Since Mr. Moskowitz appears in his own film and makes
his reading habits part of its story, an inevitable
question arises: How did he get this way? By the time
he was a high school senior, he was spending most of
his time reading, even in the classroom, when his
attention was supposed to be elsewhere. Finally a
teacher called him aside and made a suggestion.
She would give him a list of names, and he would
choose two authors from it. Then he would read
everything the two had written and deliver a term
paper about each author, in lieu of doing his
schoolwork. John Barth and Saul Bellow thus became the
first writers he read with what has now become a
characteristic intensity.
Years later he encountered the same teacher at a
friend's wedding. And she explained something about
the fateful list of writers. She had been certain, she
said, that Mr. Moskowitz was fastidious enough to
choose either the first two names on the list (hence
Barth and Bellow) or the first and last. To do him a
favor, she dropped Émile Zola and let the list end
with Kurt Vonnegut instead.
Mr. Moskowitz went on to read all the authors on the
list and then some....
[...]
What are the prospects for a film just over two hours
(once four hours) about favorite novels and
one-hit-wonder authors?

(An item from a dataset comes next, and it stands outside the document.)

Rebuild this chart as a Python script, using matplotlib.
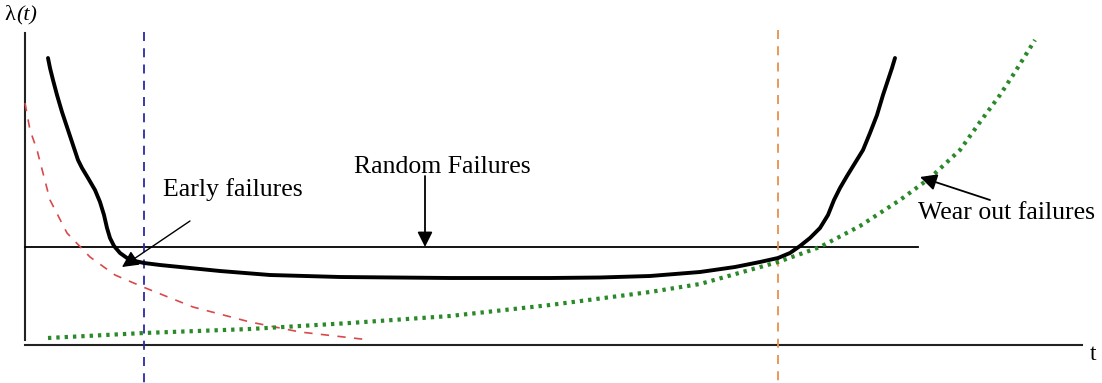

He is hoping for something
unusual. "I don't think this film is as passive as
most films," he said. "People have told me it's the
closest they've come to reading a book in a movie
theater." ...
He has another goal as well, of course: to get "The
Stones of Summer" back into print.
Though anyone who sees the film is bound to be curious
about the book, it is long gone, so hard to find in
used bookstores that libraries are a better bet. With
that in mind, he has started a not-for-profit Lost
Books Club and said he hoped to republish several
titles eventually, including "The Furies" by Janet
Hobhouse. And as word of his project gets around, he
has received a couple of dozen other candidates for
reprinting.
"Every single one was completely new to me," he says.
"But read other people's lost books? I hate to turn
what's been a great love into a piece of work."
Mr. Moskowitz has also been able to accomplish two
other things. He has thus far sustained some suspense
and mystery about Dow Mossman's post-1972 history,
although the film ultimately explains it.
He said that "Stone Reader" was akin to a literary
"Crying Game" (for secretiveness, not for
cross-dressing), and that the experience of watching
it would be spoiled if audiences know where it ended.
"We went out with a camera not knowing what we would
discover, and I'm hoping people will want to take that
journey along with me," he says. "It isn't journalism
in any way, shape or form. This film is not about
looking up the facts. It's about the reading culture."